=== Data block ===
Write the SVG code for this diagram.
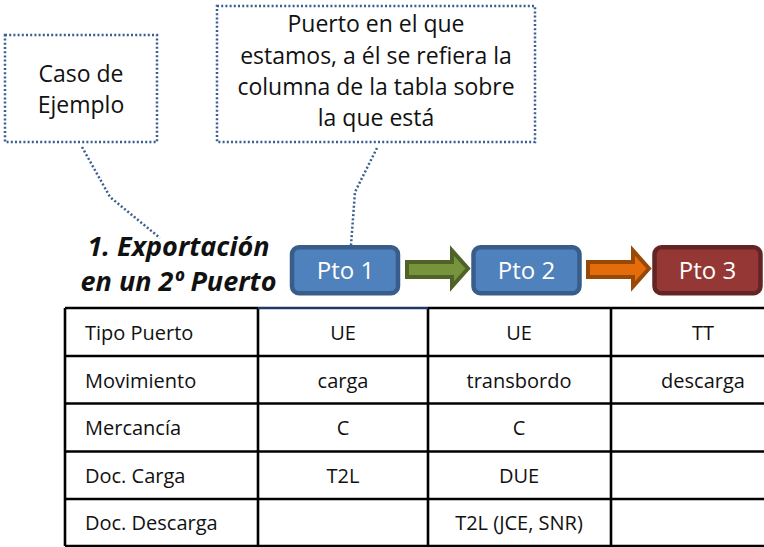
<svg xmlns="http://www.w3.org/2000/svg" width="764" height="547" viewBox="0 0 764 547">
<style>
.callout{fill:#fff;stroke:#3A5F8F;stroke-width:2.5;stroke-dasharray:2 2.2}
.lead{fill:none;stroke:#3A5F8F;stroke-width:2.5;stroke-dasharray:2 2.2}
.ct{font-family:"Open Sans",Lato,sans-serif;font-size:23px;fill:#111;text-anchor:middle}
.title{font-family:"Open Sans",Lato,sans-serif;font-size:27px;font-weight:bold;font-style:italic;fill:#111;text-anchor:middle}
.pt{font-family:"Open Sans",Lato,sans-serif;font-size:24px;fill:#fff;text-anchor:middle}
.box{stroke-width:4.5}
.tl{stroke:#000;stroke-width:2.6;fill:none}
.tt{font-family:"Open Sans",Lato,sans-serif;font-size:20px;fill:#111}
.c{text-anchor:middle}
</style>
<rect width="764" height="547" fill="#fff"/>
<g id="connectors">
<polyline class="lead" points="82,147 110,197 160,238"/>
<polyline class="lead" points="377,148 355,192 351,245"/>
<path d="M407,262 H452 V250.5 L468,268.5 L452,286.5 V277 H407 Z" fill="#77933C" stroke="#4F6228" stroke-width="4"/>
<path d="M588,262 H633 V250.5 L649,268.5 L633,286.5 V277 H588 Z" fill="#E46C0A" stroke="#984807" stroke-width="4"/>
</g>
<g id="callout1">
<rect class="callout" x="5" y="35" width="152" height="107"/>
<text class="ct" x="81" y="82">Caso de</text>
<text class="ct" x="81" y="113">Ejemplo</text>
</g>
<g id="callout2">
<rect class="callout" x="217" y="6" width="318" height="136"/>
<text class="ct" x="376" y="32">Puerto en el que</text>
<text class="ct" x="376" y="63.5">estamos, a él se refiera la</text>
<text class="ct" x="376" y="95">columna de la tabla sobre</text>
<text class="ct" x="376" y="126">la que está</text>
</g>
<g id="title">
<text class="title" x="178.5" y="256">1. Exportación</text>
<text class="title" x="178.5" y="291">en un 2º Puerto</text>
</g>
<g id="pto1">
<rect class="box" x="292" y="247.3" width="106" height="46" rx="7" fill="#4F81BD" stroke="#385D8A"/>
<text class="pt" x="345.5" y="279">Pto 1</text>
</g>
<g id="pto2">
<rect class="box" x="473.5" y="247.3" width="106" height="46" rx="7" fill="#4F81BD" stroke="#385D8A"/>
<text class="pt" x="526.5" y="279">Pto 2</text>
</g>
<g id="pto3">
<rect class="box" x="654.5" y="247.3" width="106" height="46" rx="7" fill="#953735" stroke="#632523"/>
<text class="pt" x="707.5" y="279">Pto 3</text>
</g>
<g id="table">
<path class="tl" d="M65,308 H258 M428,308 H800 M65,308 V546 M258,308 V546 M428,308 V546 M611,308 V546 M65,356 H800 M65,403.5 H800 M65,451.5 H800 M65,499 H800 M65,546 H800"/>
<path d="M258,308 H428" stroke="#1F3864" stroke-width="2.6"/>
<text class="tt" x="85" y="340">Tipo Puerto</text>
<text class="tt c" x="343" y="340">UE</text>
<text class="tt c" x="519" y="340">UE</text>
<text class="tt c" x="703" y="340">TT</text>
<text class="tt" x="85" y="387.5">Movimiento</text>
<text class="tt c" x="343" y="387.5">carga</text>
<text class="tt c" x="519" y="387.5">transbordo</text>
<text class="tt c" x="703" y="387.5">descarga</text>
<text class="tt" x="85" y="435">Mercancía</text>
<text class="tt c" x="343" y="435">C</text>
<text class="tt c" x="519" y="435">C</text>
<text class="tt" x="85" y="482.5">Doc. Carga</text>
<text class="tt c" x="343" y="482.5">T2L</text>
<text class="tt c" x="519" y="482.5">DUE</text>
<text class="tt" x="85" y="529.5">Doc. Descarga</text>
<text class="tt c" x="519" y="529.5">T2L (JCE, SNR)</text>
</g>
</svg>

=== Given task ===
Reproduce the material word for word. Any pictures should be left out of the copy.

=== Response to the exercise ===
Write the SVG code for this diagram.
<svg xmlns="http://www.w3.org/2000/svg" width="764" height="547" viewBox="0 0 764 547">
<style>
.callout{fill:#fff;stroke:#3A5F8F;stroke-width:2.5;stroke-dasharray:2 2.2}
.lead{fill:none;stroke:#3A5F8F;stroke-width:2.5;stroke-dasharray:2 2.2}
.ct{font-family:"Open Sans",Lato,sans-serif;font-size:23px;fill:#111;text-anchor:middle}
.title{font-family:"Open Sans",Lato,sans-serif;font-size:27px;font-weight:bold;font-style:italic;fill:#111;text-anchor:middle}
.pt{font-family:"Open Sans",Lato,sans-serif;font-size:24px;fill:#fff;text-anchor:middle}
.box{stroke-width:4.5}
.tl{stroke:#000;stroke-width:2.6;fill:none}
.tt{font-family:"Open Sans",Lato,sans-serif;font-size:20px;fill:#111}
.c{text-anchor:middle}
</style>
<rect width="764" height="547" fill="#fff"/>
<g id="connectors">
<polyline class="lead" points="82,147 110,197 160,238"/>
<polyline class="lead" points="377,148 355,192 351,245"/>
<path d="M407,262 H452 V250.5 L468,268.5 L452,286.5 V277 H407 Z" fill="#77933C" stroke="#4F6228" stroke-width="4"/>
<path d="M588,262 H633 V250.5 L649,268.5 L633,286.5 V277 H588 Z" fill="#E46C0A" stroke="#984807" stroke-width="4"/>
</g>
<g id="callout1">
<rect class="callout" x="5" y="35" width="152" height="107"/>
<text class="ct" x="81" y="82">Caso de</text>
<text class="ct" x="81" y="113">Ejemplo</text>
</g>
<g id="callout2">
<rect class="callout" x="217" y="6" width="318" height="136"/>
<text class="ct" x="376" y="32">Puerto en el que</text>
<text class="ct" x="376" y="63.5">estamos, a él se refiera la</text>
<text class="ct" x="376" y="95">columna de la tabla sobre</text>
<text class="ct" x="376" y="126">la que está</text>
</g>
<g id="title">
<text class="title" x="178.5" y="256">1. Exportación</text>
<text class="title" x="178.5" y="291">en un 2º Puerto</text>
</g>
<g id="pto1">
<rect class="box" x="292" y="247.3" width="106" height="46" rx="7" fill="#4F81BD" stroke="#385D8A"/>
<text class="pt" x="345.5" y="279">Pto 1</text>
</g>
<g id="pto2">
<rect class="box" x="473.5" y="247.3" width="106" height="46" rx="7" fill="#4F81BD" stroke="#385D8A"/>
<text class="pt" x="526.5" y="279">Pto 2</text>
</g>
<g id="pto3">
<rect class="box" x="654.5" y="247.3" width="106" height="46" rx="7" fill="#953735" stroke="#632523"/>
<text class="pt" x="707.5" y="279">Pto 3</text>
</g>
<g id="table">
<path class="tl" d="M65,308 H258 M428,308 H800 M65,308 V546 M258,308 V546 M428,308 V546 M611,308 V546 M65,356 H800 M65,403.5 H800 M65,451.5 H800 M65,499 H800 M65,546 H800"/>
<path d="M258,308 H428" stroke="#1F3864" stroke-width="2.6"/>
<text class="tt" x="85" y="340">Tipo Puerto</text>
<text class="tt c" x="343" y="340">UE</text>
<text class="tt c" x="519" y="340">UE</text>
<text class="tt c" x="703" y="340">TT</text>
<text class="tt" x="85" y="387.5">Movimiento</text>
<text class="tt c" x="343" y="387.5">carga</text>
<text class="tt c" x="519" y="387.5">transbordo</text>
<text class="tt c" x="703" y="387.5">descarga</text>
<text class="tt" x="85" y="435">Mercancía</text>
<text class="tt c" x="343" y="435">C</text>
<text class="tt c" x="519" y="435">C</text>
<text class="tt" x="85" y="482.5">Doc. Carga</text>
<text class="tt c" x="343" y="482.5">T2L</text>
<text class="tt c" x="519" y="482.5">DUE</text>
<text class="tt" x="85" y="529.5">Doc. Descarga</text>
<text class="tt c" x="519" y="529.5">T2L (JCE, SNR)</text>
</g>
</svg>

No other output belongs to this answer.